Klischees laut Lehrplan? Der Islam in Schulbüchern
Deutschland ist ein Einwanderungsland. In den Klassenzimmern ist das schon lange zu sehen, in vielen Schulbüchern jedoch wird die gesellschaftliche Vielfalt nur unzureichend abgebildet. Auch wenn es um das Thema Islam geht, fehlt in den Unterrichtsmaterialien oft noch der differenzierte Blick.
Von Silvia Horsch
Jedes Jahr frage ich meine Studierenden im ersten Semester, was sie in der Schule über den Islam gelernt haben. In den meisten Fällen reduziert sich der Stoff auf eine Geschichte der Konfrontation: die Kreuzzüge, manchmal die Türkenkriege und - das gab es zu meiner eigenen Schulzeit noch nicht - die Bedrohung durch den islamistischen Terrorismus.
Problematische Darstellung des Islam
In Schulbüchern vermittelt eine Gesellschaft ihr eigenes Selbstbild und ihre grundlegenden Werte an die junge Generation. Die Darstellung des Islam und muslimischer Gesellschaften als “das Andere“ war von Beginn an ein wichtiges Mittel zur europäischen Selbstbestätigung. Eine solche Gegenüberstellung ist aber nicht nur historisch falsch, wie etwa das Beispiel Andalusien zeigt. Sie ist auch hochproblematisch. Muslimische Kinder lernen auf diese Weise, dass sie nicht wirklich dazu gehören, nichtmuslimische Kinder lernen so nicht, Fremdbilder kritisch zu hinterfragen.
Es geht nicht darum, schwierige Themen wie den islamistischen Terrorismus auszusparen. Vielmehr gilt es, Schülern und Schülerinnen die Fähigkeit zur Differenzierung zu vermitteln. Seit den Anschlägen vom 11. September 2001 wird der Islam in Schulbüchern oft in problematischer Weise mit Gewalt und Terror verknüpft, etwa wenn innerhalb weniger Buchseiten auf Fotos der Moschee von Mekka Aufnahmen von den Anschlägen in New York folgen. Terrorismus darf aber nicht eine Unterkategorie zum Thema "Islam" sein. Stattdessen müssen unter der Kategorie "Terrorismus" verschiedene Formen des Terrors behandelt werden. Nur so kann deutlich werden, dass der IS und Boko Haram in gleicher Weise eine Pervertierung des Islam sind, wie der Ku-Klux-Klan und die Lord’s Resistance Army eine Pervertierung des Christentums.
Islamische Vielfalt zeigen
In Schulen, in denen islamischer Religionsunterricht angeboten wird, erleben muslimische Kinder, dass ihre Religion ganz selbstverständlich zum Schulalltag dazugehört.
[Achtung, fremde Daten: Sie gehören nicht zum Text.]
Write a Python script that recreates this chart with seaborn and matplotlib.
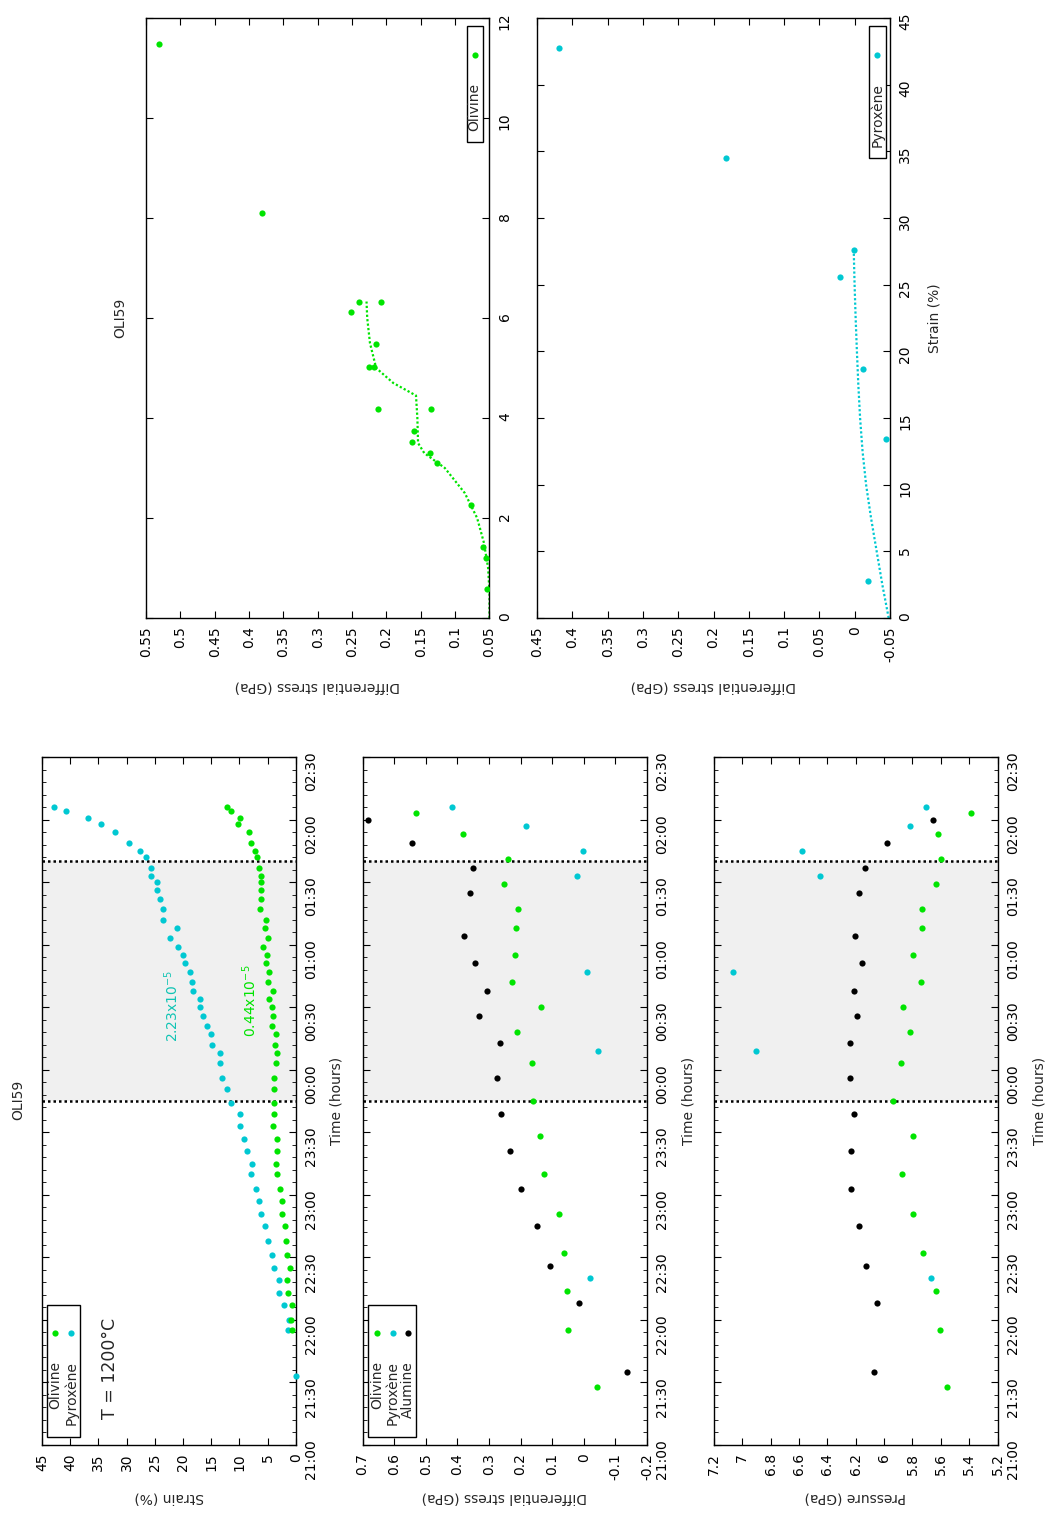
import seaborn as sns
import matplotlib.pyplot as plt
from matplotlib.patches import Rectangle
from matplotlib.ticker import MultipleLocator, FuncFormatter

# --- strain vs time (olivine / pyroxene) ---
strain_times = ["21:33", "21:55", "22:00", "22:07", "22:13", "22:19", "22:25", "22:31", "22:38",
                "22:45", "22:51", "22:57", "23:03", "23:10", "23:15", "23:21", "23:27", "23:33",
                "23:39", "23:44", "23:51", "23:56", "00:03", "00:08", "00:12", "00:17", "00:21",
                "00:26", "00:30", "00:34", "00:38", "00:42", "00:47", "00:51", "00:55", "00:59",
                "01:03", "01:08", "01:12", "01:17", "01:22", "01:26", "01:30", "01:33", "01:37",
                "01:42", "01:45", "01:49", "01:54", "01:58", "02:01", "02:04", "02:06"]
strain_olivine = [None, 0.71, 0.95, 0.77, 1.36, 1.65, 1.06, 1.65, 1.77, 1.89, 2.42, 2.42, 2.83,
                  3.31, 3.60, 3.31, 3.43, 4.13, 3.90, 3.90, 3.87, 3.90, 3.54, 3.43, 3.66, 3.60,
                  4.19, 4.13, 4.31, 4.72, 4.13, 4.90, 4.72, 5.37, 5.08, 5.79, 5.02, 5.55, 5.37,
                  6.38, 6.26, 6.20, 6.20, 6.20, 6.50, 6.85, 7.26, 8.03, 8.27, 10.22, 9.92, 11.57,
                  12.28]
strain_pyroxene = [0.06, 1.48, 1.30, 2.13, 3.07, 3.07, 3.90, 4.31, 4.90, 5.55, 6.26, 6.62, 7.09,
                   8.03, 7.86, 8.62, 9.21, 9.92, 9.92, 11.52, 12.17, 13.17, 13.47, 13.52, 14.82,
                   15.00, 15.71, 16.54, 17.01, 17.01, 18.19, 18.37, 18.78, 19.67, 19.96, 20.96,
                   22.3, 21.0, 23.6, 23.6, 24.0, 24.7, 24.7, 25.6, 25.6, 26.6, 27.6, 29.6, 32.0,
                   34.6, 36.8, 40.8, 42.8]

# --- diffraction: stress and pressure vs time ---
oli_times = ["21:28", "21:55", "22:14", "22:32", "22:51", "23:10", "23:28", "23:45", "00:03",
             "00:18", "00:30", "00:42", "00:55", "01:08", "01:17", "01:29", "01:41", "01:53", "02:03"]
oli_stress = [-0.043, 0.050, 0.054, 0.061, 0.078, 0.127, 0.138, 0.161, 0.164, 0.210, 0.134,
              0.227, 0.218, 0.214, 0.207, 0.251, 0.240, 0.381, 0.531]
oli_pressure = [5.558, 5.608, 5.636, 5.725, 5.794, 5.876, 5.794, 5.935, 5.883, 5.817, 5.867,
                5.742, 5.794, 5.732, 5.732, 5.636, 5.600, 5.617, 5.386]

pyx_times = ["22:20", "00:09", "00:47", "01:33", "01:45", "01:57", "02:06"]
pyx_stress = [-0.020, -0.044, -0.010, 0.020, 0.003, 0.183, 0.417]
pyx_pressure = [5.669, 6.903, 7.066, 6.449, 6.576, 5.817, 5.704]

alu_times = ["21:35", "22:08", "22:26", "22:45", "23:03", "23:21", "23:39", "23:56", "00:13",
             "00:26", "00:38", "00:51", "01:04", "01:25", "01:37", "01:49", "02:00"]
alu_stress = [-0.137, 0.015, 0.108, 0.148, 0.198, 0.234, 0.262, 0.274, 0.265, 0.330, 0.307,
              0.344, 0.378, 0.361, 0.349, 0.542, 0.684]
alu_pressure = [6.069, 6.053, 6.128, 6.178, 6.232, 6.232, 6.211, 6.239, 6.241, 6.194, 6.211,
                6.159, 6.204, 6.178, 6.138, 5.980, 5.657]

steady_window = ["23:45", "01:40"]

# --- stress vs strain ---
d_oli_strain = [0.58, 1.21, 1.43, 2.27, 3.10, 3.30, 3.52, 3.75, 4.18, 4.18, 5.02, 5.02, 5.48,
                6.13, 6.33, 6.33, 8.10, 11.49]
d_oli_stress = [0.053, 0.055, 0.060, 0.077, 0.126, 0.136, 0.163, 0.160, 0.135, 0.212, 0.226,
                0.218, 0.215, 0.252, 0.240, 0.208, 0.381, 0.531]
fit_oli_strain = [0, 0.5, 1.0, 1.5, 2.0, 2.5, 3.0, 3.3, 3.5, 4.0, 4.45, 4.7, 5.0, 5.5, 6.0, 6.33]
fit_oli_stress = [0.050, 0.050, 0.052, 0.058, 0.068, 0.086, 0.115, 0.145, 0.154, 0.155, 0.157,
                  0.190, 0.215, 0.224, 0.228, 0.229]

e_pyx_strain = [2.78, 13.42, 18.67, 25.59, 27.57, 34.53, 42.72]
e_pyx_stress = [-0.019, -0.044, -0.012, 0.021, 0.001, 0.182, 0.419]
fit_pyx_strain = [0, 2.5, 5, 7.5, 10, 12.5, 15, 17.5, 20, 22.5, 25, 27.6]
fit_pyx_stress = [-0.048, -0.039, -0.031, -0.023, -0.016, -0.011, -0.0075, -0.005, -0.003,
                  -0.0012, 0.0003, 0.0015]

GREEN = '#00e400'
CYAN = '#00c8d2'
BLACK = '#000000'
FS = 10


def hours(s):
    h, m = map(int, s.split(':'))
    return ((h - 21) % 24) + m / 60


def clock(v, pos):
    m = int(round(v * 60)) + 21 * 60
    return "%02d:%02d" % ((m // 60) % 24, m % 60)


sns.set_style('ticks')
plt.rcParams['font.family'] = ['DejaVu Sans']
plt.rcParams['axes.unicode_minus'] = False
plt.rcParams['axes.linewidth'] = 1.0

fig = plt.figure(figsize=(10.52, 15.17), dpi=100)


def frame(ax, xlim):
    ax.tick_params(axis='both', which='both', direction='in', top=True, right=True,
                   labelsize=FS, labelcolor='black', color='black')
    ax.tick_params(axis='both', which='major', length=5)
    ax.tick_params(axis='both', which='minor', length=3)
    ax.tick_params(axis='x', labelrotation=90, pad=6)
    ax.tick_params(axis='y', labelrotation=90, labelleft=False, labelright=True, pad=6)
    for sp in ax.spines.values():
        sp.set_color('black')
        sp.set_linewidth(1.0)
    ax.set_xlim(*xlim)


def key(ax, entries, box, xs, mark_y, text_top):
    x0, x1, y0, y1 = box
    ax.add_patch(Rectangle((x0, y0), x1 - x0, y1 - y0, transform=ax.transAxes,
                           facecolor='white', edgecolor='black', lw=1.0, zorder=5))
    for (name, col), x in zip(entries, xs):
        ax.scatter([x], [mark_y], transform=ax.transAxes, s=20, color=col, lw=0, zorder=6)
        ax.text(x, text_top, name, transform=ax.transAxes, rotation=90, ha='center',
                va='top', fontsize=FS, zorder=6)


def time_panel(rect, xlim, xstep, xlabel, label_x):
    ax = fig.add_axes(rect)
    t0, t1 = hours(steady_window[0]), hours(steady_window[1])
    ax.axhspan(t0, t1, color='#f0f0f0', zorder=0, lw=0)
    for t in (t0, t1):
        ax.axhline(t, color='black', ls=(0, (1, 1.2)), lw=1.8, zorder=1)
    frame(ax, xlim)
    ax.set_ylim(0, 5.5)
    ax.yaxis.set_major_locator(MultipleLocator(0.5))
    ax.yaxis.set_minor_locator(MultipleLocator(0.1))
    ax.yaxis.set_major_formatter(FuncFormatter(clock))
    ax.xaxis.set_major_locator(MultipleLocator(xstep))
    ax.xaxis.set_major_formatter(FuncFormatter(lambda v, p: '%g' % round(v, 3)))
    ax.set_xlabel(xlabel, rotation=180, fontsize=FS)
    ax.xaxis.set_label_coords(0.5, -0.066)
    ax.yaxis.set_label_position('right')
    ax.set_ylabel('Time (hours)', fontsize=FS)
    ax.yaxis.set_label_coords(label_x, 0.5)
    return ax


# Panel A : strain vs time
axA = time_panel([0.0399, 0.04746, 0.2414, 0.4535], (45, 0), 5, 'Strain (%)', 1.134)
tA = [hours(s) for s in strain_times]
sns.scatterplot(x=strain_pyroxene, y=tA, color=CYAN, s=20, linewidth=0, ax=axA, zorder=3,
                clip_on=False)
sns.scatterplot(x=[v for v in strain_olivine if v is not None],
                y=[t for t, v in zip(tA, strain_olivine) if v is not None],
                color=GREEN, s=20, linewidth=0, ax=axA, zorder=3)
axA.text(0.512, 0.638, r'2.23x10$^{-5}$', transform=axA.transAxes, rotation=90,
         ha='center', va='center', color='#10c4b4', fontsize=FS)
axA.text(0.819, 0.645, r'0.44x10$^{-5}$', transform=axA.transAxes, rotation=90,
         ha='center', va='center', color=GREEN, fontsize=FS)
axA.text(0.268, 0.112, 'T = 1200°C', transform=axA.transAxes, rotation=90,
         ha='center', va='center', fontsize=12.5)
key(axA, [('Olivine', GREEN), ('Pyroxène', CYAN)], (0.020, 0.150, 0.0116, 0.2035),
    [0.053, 0.116], 0.1628, 0.122)

# Panel B : differential stress vs time
axB = time_panel([0.3446, 0.04746, 0.2704, 0.4535], (0.7, -0.2), 0.1,
                 'Differential stress (GPa)', 1.123)
for tt, vv, col in [(oli_times, oli_stress, GREEN), (pyx_times, pyx_stress, CYAN),
                    (alu_times, alu_stress, BLACK)]:
    sns.scatterplot(x=vv, y=[hours(s) for s in tt], color=col, s=20, linewidth=0,
                    ax=axB, zorder=3)
key(axB, [('Olivine', GREEN), ('Pyroxène', CYAN), ('Alumine', BLACK)],
    (0.0204, 0.188, 0.0116, 0.2035), [0.051, 0.106, 0.161], 0.1628, 0.122)

# Panel C : pressure vs time
axC = time_panel([0.6787, 0.04746, 0.2695, 0.4535], (7.2, 5.2), 0.2, 'Pressure (GPa)', 1.125)
for tt, vv, col in [(oli_times, oli_pressure, GREEN), (pyx_times, pyx_pressure, CYAN),
                    (alu_times, alu_pressure, BLACK)]:
    sns.scatterplot(x=vv, y=[hours(s) for s in tt], color=col, s=20, linewidth=0,
                    ax=axC, zorder=3)

fig.text(18 / 1052, 1 - 1100 / 1517, 'OLI59', rotation=90, ha='center', va='center', fontsize=FS)

# Panel D : olivine stress vs strain
axD = fig.add_axes([0.1388, 0.5926, 0.3265, 0.3955])
frame(axD, (0.55, 0.05))
axD.set_ylim(0, 12)
axD.yaxis.set_major_locator(MultipleLocator(2))
axD.xaxis.set_major_locator(MultipleLocator(0.05))
axD.xaxis.set_major_formatter(FuncFormatter(lambda v, p: '%g' % round(v, 3)))
sns.lineplot(x=fit_oli_stress, y=fit_oli_strain, sort=False, estimator=None, color=GREEN,
             ls=(0, (1, 1)), lw=1.6, ax=axD)
sns.scatterplot(x=d_oli_stress, y=d_oli_strain, color=GREEN, s=20, linewidth=0, ax=axD, zorder=3)
axD.set_xlabel('Differential stress (GPa)', rotation=180, fontsize=FS)
axD.xaxis.set_label_coords(0.5, -0.102)
axD.set_ylabel('')
key(axD, [('Olivine', GREEN)], (0.934, 0.980, 0.793, 0.987), [0.957], 0.939, 0.892)

# Panel E : pyroxene stress vs strain
axE = fig.add_axes([0.5105, 0.5926, 0.3356, 0.3955])
frame(axE, (0.45, -0.05))
axE.set_ylim(0, 45)
axE.yaxis.set_major_locator(MultipleLocator(5))
axE.xaxis.set_major_locator(MultipleLocator(0.05))
axE.xaxis.set_major_formatter(FuncFormatter(lambda v, p: '%g' % round(v, 3)))
sns.lineplot(x=fit_pyx_stress, y=fit_pyx_strain, sort=False, estimator=None, color=CYAN,
             ls=(0, (1, 1)), lw=1.6, ax=axE)
sns.scatterplot(x=e_pyx_stress, y=e_pyx_strain, color=CYAN, s=20, linewidth=0, ax=axE, zorder=3)
axE.set_xlabel('Differential stress (GPa)', rotation=180, fontsize=FS)
axE.xaxis.set_label_coords(0.5, -0.102)
axE.yaxis.set_label_position('right')
axE.set_ylabel('Strain (%)', fontsize=FS)
axE.yaxis.set_label_coords(1.107, 0.5)
key(axE, [('Pyroxène', CYAN)], (0.941, 0.987, 0.766, 0.987), [0.963], 0.939, 0.892)

fig.text(120 / 1052, 1 - 318 / 1517, 'OLI59', rotation=90, ha='center', va='center', fontsize=FS)

fig.savefig('out.png', dpi=100, facecolor='white')
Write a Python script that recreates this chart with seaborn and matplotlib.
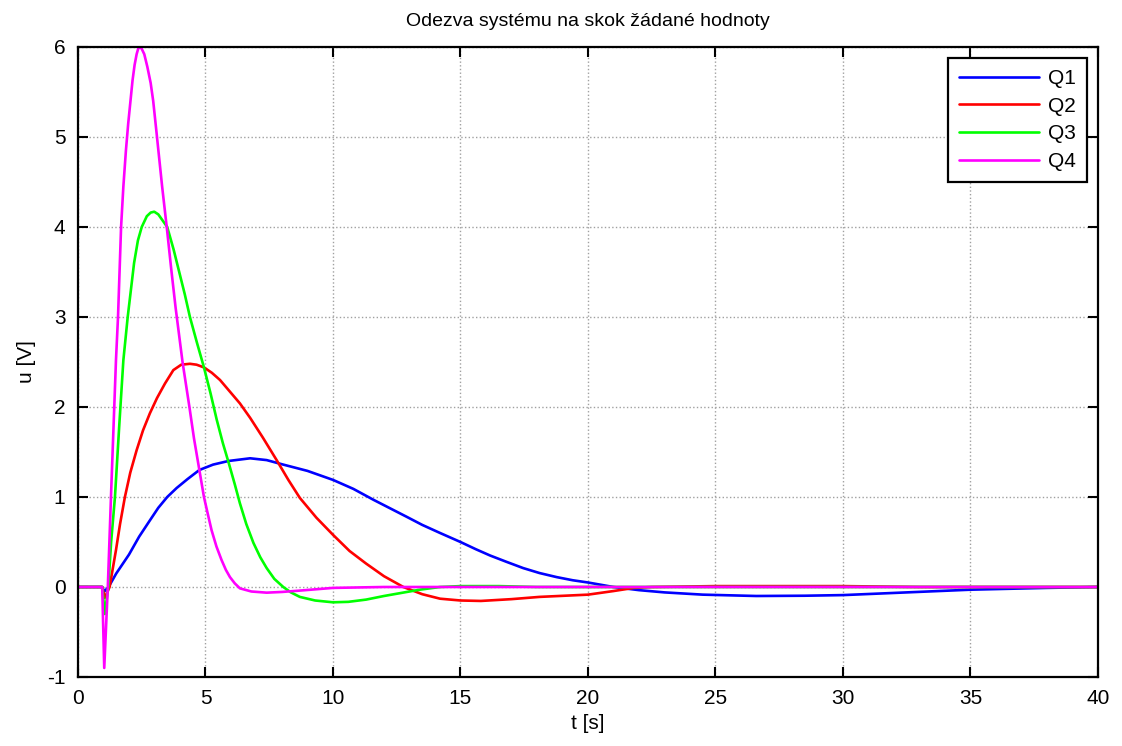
import pandas as pd
import matplotlib
matplotlib.use("Agg")
import matplotlib.pyplot as plt
import seaborn as sns

# values (t in s, u in V)
t_q1 = [0, 0.95, 1.03, 1.2, 1.5, 2.0, 2.4, 2.82, 3.15, 3.5, 3.87, 4.3, 4.76, 5.3, 5.9, 6.75,
        7.4, 8.05, 9.0, 10.0, 10.8, 11.58, 12.2, 12.89, 13.5, 14.2, 15.0, 15.6, 16.16, 16.8,
        17.46, 18.1, 18.77, 19.4, 20.0, 20.5, 21.0, 22.0, 23.0, 24.5, 26.6, 28.5, 30.0, 32.5,
        35.0, 38.0, 40.0]
u_q1 = [0, 0, -0.05, 0, 0.15, 0.36, 0.56, 0.74, 0.88, 1.0, 1.1, 1.2, 1.3, 1.36, 1.4, 1.43,
        1.41, 1.36, 1.29, 1.19, 1.09, 0.97, 0.88, 0.78, 0.69, 0.6, 0.5, 0.42, 0.35, 0.28,
        0.21, 0.155, 0.11, 0.075, 0.05, 0.025, 0.0, -0.035, -0.06, -0.085, -0.1, -0.097, -0.09, -0.06,
        -0.03, -0.01, 0]

t_q2 = [0, 0.95, 1.05, 1.24, 1.49, 1.65, 1.84, 2.05, 2.3, 2.55, 2.82, 3.1, 3.41, 3.74, 4.05,
        4.39, 4.65, 4.94, 5.25, 5.57, 5.96, 6.35, 6.75, 7.25, 7.79, 8.25, 8.7, 9.35, 10.0, 10.65,
        11.3, 12.0, 12.76, 13.5, 14.2, 15.0, 15.8, 17.0, 18.1, 20.0, 21.0, 21.8, 22.5, 25.0,
        30.0, 33.0, 40.0]
u_q2 = [0, 0, -0.12, 0, 0.41, 0.7, 1.0, 1.27, 1.52, 1.74, 1.93, 2.1, 2.26, 2.41, 2.47,
        2.48, 2.47, 2.44, 2.38, 2.3, 2.17, 2.04, 1.88, 1.66, 1.41, 1.19, 0.99, 0.77, 0.58, 0.4,
        0.26, 0.12, 0.0, -0.08, -0.13, -0.15, -0.155, -0.135, -0.11, -0.085, -0.045, -0.01, 0.0, 0.01,
        0.01, 0.0, 0]

t_q3 = [0, 0.95, 1.05, 1.19, 1.3, 1.45, 1.62, 1.78, 1.95, 2.2, 2.35, 2.5, 2.7, 2.85, 2.99,
        3.15, 3.3, 3.5, 3.75, 3.97, 4.19, 4.39, 4.66, 4.94, 5.2, 5.44, 5.68, 5.92, 6.15, 6.35,
        6.6, 6.88, 7.15, 7.4, 7.7, 8.05, 8.35, 8.7, 9.3, 10.0, 10.6, 11.3, 12.0, 12.6, 13.4,
        14.2, 15.0, 16.5, 18.0, 40.0]
u_q3 = [0, 0, -0.3, 0, 0.5, 1.0, 1.8, 2.52, 3.0, 3.6, 3.85, 4.0, 4.12, 4.16, 4.17,
        4.14, 4.08, 4.0, 3.75, 3.5, 3.25, 3.0, 2.72, 2.44, 2.15, 1.86, 1.6, 1.37, 1.14, 0.93,
        0.7, 0.49, 0.33, 0.21, 0.09, 0.0, -0.06, -0.11, -0.15, -0.17, -0.165, -0.14, -0.1, -0.07, -0.03,
        0.0, 0.01, 0.01, 0, 0]

t_q4 = [0, 0.95, 1.03, 1.17, 1.3, 1.49, 1.57, 1.69, 1.78, 1.88, 1.97, 2.14, 2.22, 2.3, 2.36,
        2.43, 2.5, 2.6, 2.72, 2.85, 2.95, 3.08, 3.3, 3.5, 3.65, 3.83, 4.1, 4.37, 4.55, 4.76,
        4.94, 5.1, 5.24, 5.43, 5.63, 5.8, 5.96, 6.15, 6.35, 6.8, 7.4, 8.0, 8.7, 10.0, 12.0, 40.0]
u_q4 = [0, 0, -0.9, 0, 1.05, 2.52, 3.0, 4.0, 4.45, 4.85, 5.15, 5.63, 5.8, 5.92, 5.98,
        6.0, 5.98, 5.92, 5.78, 5.6, 5.4, 5.05, 4.45, 3.95, 3.55, 3.1, 2.5, 2.0, 1.65, 1.3,
        1.0, 0.8, 0.63, 0.45, 0.3, 0.19, 0.11, 0.04, -0.015, -0.05, -0.063, -0.055, -0.04, -0.01, 0, 0]

names = ["Q1", "Q2", "Q3", "Q4"]
colors = ["#0000ff", "#ff0000", "#00ff00", "#ff00ff"]

frames = []
for name, t, u in zip(names, [t_q1, t_q2, t_q3, t_q4], [u_q1, u_q2, u_q3, u_q4]):
    frames.append(pd.DataFrame({"t": t, "u": u, "serie": name}))
df = pd.concat(frames, ignore_index=True)

sns.set_theme(style="ticks")
plt.rcParams["font.family"] = ["Liberation Sans", "DejaVu Sans"]
plt.rcParams["axes.unicode_minus"] = False
plt.rcParams["text.color"] = "black"
plt.rcParams["axes.labelcolor"] = "black"

fig = plt.figure(figsize=(11.22, 7.46), dpi=100)
ax = fig.add_axes([0.0695, 0.0925, 0.9091, 0.8445])

sns.lineplot(data=df, x="t", y="u", hue="serie", palette=colors, linewidth=1.9,
             sort=False, estimator=None, ax=ax)

ax.set_xlim(0, 40)
ax.set_ylim(-1, 6)
ax.set_xticks(range(0, 41, 5))
ax.set_yticks(range(-1, 7))
ax.grid(True, linestyle=":", color="#a0a0a0", linewidth=1.0)
ax.tick_params(direction="in", length=7, width=1.5, top=True, right=True,
               labelsize=15, colors="black", pad=9)
for s in ax.spines.values():
    s.set_visible(True)
    s.set_linewidth(1.6)
    s.set_color("black")

ax.set_xlabel("t [s]", fontsize=15, labelpad=4, color="black")
ax.set_ylabel("u [V]", fontsize=15, labelpad=8, color="black")
ax.set_title("Odezva systému na skok žádané hodnoty", fontsize=14, pad=15, color="black")

handles, labels = ax.get_legend_handles_labels()
leg = ax.legend(handles, labels, loc="upper right", fontsize=15, frameon=True,
                fancybox=False, edgecolor="black", handlelength=3.85, borderpad=0.5,
                labelspacing=0.42, handletextpad=0.45, borderaxespad=0.55)
leg.get_frame().set_linewidth(1.6)
leg.get_frame().set_alpha(1)
for line in leg.get_lines():
    line.set_linewidth(1.9)
for txt in leg.get_texts():
    txt.set_color("black")

fig.savefig("out.png", dpi=100)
Schon dadurch kann der islamische Religionsunterricht dazu beitragen, das Bild des Islam als das "Andere" aufzulösen und stattdessen unaufgeregt über den Islam und Muslime in Deutschland zu sprechen. Auch in diesem Unterricht müssen Lehrwerke eingesetzt werden, die keine trennenden Sichtweisen herstellen, sondern den Islam in seiner Vielfalt zeigen und Identifikationsangebote für Mädchen und Jungen machen. Deutschlands Muslime sollten darin so divers erscheinen, wie sie sind und nicht, wie es manchmal der Fall ist, auf eine bestimmte Herkunft festgelegt werden.
Zusammenarbeit statt Konfrontation
Gute Schulbücher sind jedoch nicht alles: Einige meiner Studierenden berichten auch von engagierten Lehrerinnen und Lehrern, die die vielfältige Zusammensetzung ihrer Klassen im Unterricht berücksichtigen. Zum Beispiel, indem sie im Mathematikunterricht erwähnen, dass der Begriff Algorithmus auf den persisch-arabischen Mathematiker al-Khawarizmī zurückgeht. So zeigen sie ganz nebenbei, dass Wissenschaft und Zivilisation eine gemeinsame Leistung verschiedener Kulturen sind. Und: Sie setzen an die Stelle der Konfrontation die Zusammenarbeit.